[What to produce]:
Search the records for "that". Copy every line where it appears.

[Record list]:
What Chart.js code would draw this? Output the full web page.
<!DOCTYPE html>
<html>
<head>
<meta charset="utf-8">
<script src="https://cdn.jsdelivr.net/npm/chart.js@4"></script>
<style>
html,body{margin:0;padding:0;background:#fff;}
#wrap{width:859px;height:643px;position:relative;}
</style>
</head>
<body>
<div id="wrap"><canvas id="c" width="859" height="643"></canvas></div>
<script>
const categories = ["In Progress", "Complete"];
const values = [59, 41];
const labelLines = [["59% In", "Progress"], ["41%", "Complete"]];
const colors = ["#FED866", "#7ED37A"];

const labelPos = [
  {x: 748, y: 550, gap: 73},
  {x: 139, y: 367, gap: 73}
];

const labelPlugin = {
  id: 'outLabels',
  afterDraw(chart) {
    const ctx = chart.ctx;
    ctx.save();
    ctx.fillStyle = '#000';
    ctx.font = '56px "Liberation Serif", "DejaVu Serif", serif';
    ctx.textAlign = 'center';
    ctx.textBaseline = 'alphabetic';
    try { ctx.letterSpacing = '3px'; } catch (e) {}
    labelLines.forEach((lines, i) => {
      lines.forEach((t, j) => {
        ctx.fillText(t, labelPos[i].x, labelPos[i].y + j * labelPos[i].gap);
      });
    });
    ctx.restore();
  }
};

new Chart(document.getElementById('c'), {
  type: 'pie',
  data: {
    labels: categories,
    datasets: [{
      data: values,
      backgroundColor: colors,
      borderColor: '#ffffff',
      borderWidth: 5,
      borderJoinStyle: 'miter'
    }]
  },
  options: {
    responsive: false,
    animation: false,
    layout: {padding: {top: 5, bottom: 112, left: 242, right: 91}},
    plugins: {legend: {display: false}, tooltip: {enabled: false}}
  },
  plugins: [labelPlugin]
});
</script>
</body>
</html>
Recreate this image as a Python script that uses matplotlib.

==

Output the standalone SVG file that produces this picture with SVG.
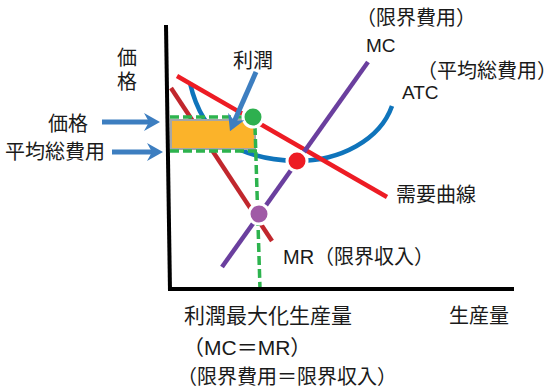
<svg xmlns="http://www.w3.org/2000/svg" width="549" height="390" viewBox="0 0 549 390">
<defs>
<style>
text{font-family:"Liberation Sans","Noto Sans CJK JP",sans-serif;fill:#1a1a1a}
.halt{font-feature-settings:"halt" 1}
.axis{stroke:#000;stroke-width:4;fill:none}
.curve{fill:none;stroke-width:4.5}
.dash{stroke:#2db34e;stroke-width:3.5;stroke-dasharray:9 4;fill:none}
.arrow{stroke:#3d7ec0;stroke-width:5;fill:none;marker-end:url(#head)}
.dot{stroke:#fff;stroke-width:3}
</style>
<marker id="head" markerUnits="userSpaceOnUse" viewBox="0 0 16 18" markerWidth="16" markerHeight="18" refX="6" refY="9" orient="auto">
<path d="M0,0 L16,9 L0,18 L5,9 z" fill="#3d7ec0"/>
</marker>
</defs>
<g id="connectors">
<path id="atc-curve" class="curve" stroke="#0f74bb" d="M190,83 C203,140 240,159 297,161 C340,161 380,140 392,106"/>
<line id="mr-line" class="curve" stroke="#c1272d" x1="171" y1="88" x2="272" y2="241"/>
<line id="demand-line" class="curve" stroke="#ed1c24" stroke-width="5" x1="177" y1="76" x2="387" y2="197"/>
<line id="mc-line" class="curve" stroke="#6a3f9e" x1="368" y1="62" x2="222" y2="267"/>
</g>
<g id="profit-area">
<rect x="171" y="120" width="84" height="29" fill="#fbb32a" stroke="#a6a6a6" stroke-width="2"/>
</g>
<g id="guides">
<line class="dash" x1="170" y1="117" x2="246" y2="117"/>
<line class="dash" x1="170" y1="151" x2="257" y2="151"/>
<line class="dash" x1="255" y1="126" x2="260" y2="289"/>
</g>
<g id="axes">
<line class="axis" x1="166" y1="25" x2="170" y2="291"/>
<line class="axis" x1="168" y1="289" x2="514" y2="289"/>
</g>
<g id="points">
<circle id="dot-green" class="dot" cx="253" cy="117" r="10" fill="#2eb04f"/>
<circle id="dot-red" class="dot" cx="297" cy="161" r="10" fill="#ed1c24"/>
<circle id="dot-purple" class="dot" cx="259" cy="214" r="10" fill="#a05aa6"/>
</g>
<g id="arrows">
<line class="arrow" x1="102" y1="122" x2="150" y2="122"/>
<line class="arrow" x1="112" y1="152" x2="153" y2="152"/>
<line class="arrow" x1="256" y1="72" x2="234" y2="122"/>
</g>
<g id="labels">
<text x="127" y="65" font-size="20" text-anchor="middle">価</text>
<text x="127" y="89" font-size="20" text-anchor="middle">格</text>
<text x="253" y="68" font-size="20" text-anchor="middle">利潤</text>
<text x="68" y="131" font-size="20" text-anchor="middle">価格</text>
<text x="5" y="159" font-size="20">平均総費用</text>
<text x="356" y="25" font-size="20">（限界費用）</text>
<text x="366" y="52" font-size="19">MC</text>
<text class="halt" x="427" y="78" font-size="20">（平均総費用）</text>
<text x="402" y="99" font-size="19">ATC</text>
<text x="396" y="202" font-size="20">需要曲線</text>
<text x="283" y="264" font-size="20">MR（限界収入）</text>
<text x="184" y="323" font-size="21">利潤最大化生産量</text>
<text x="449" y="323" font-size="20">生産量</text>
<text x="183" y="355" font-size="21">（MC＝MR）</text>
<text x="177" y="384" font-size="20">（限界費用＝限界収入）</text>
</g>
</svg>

==

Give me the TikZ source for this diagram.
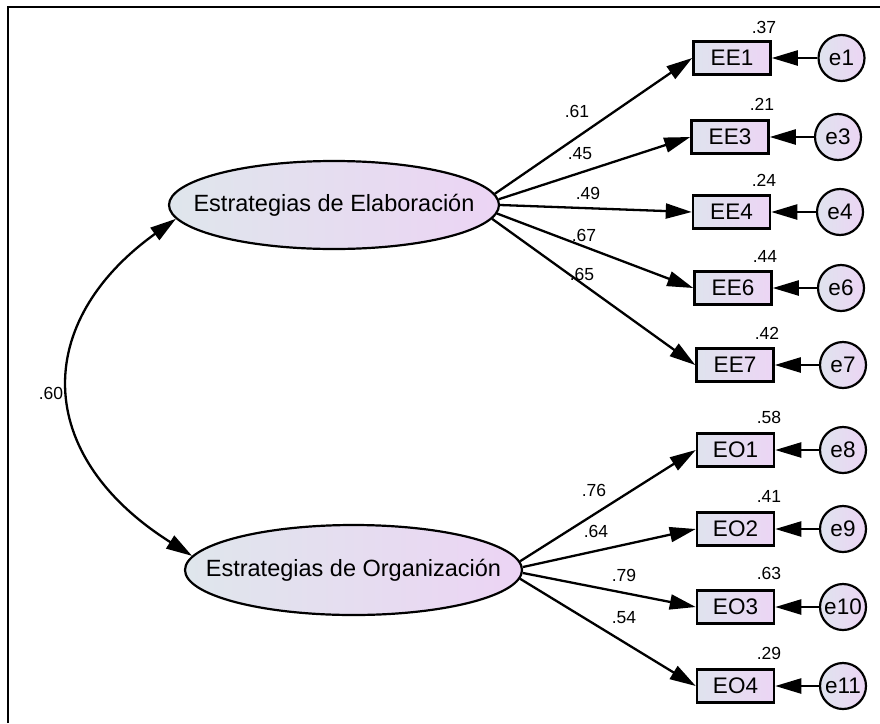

[Response to this task]:
Recreate this image as a Python script that uses matplotlib.
Output the standalone SVG file that produces this picture with SVG.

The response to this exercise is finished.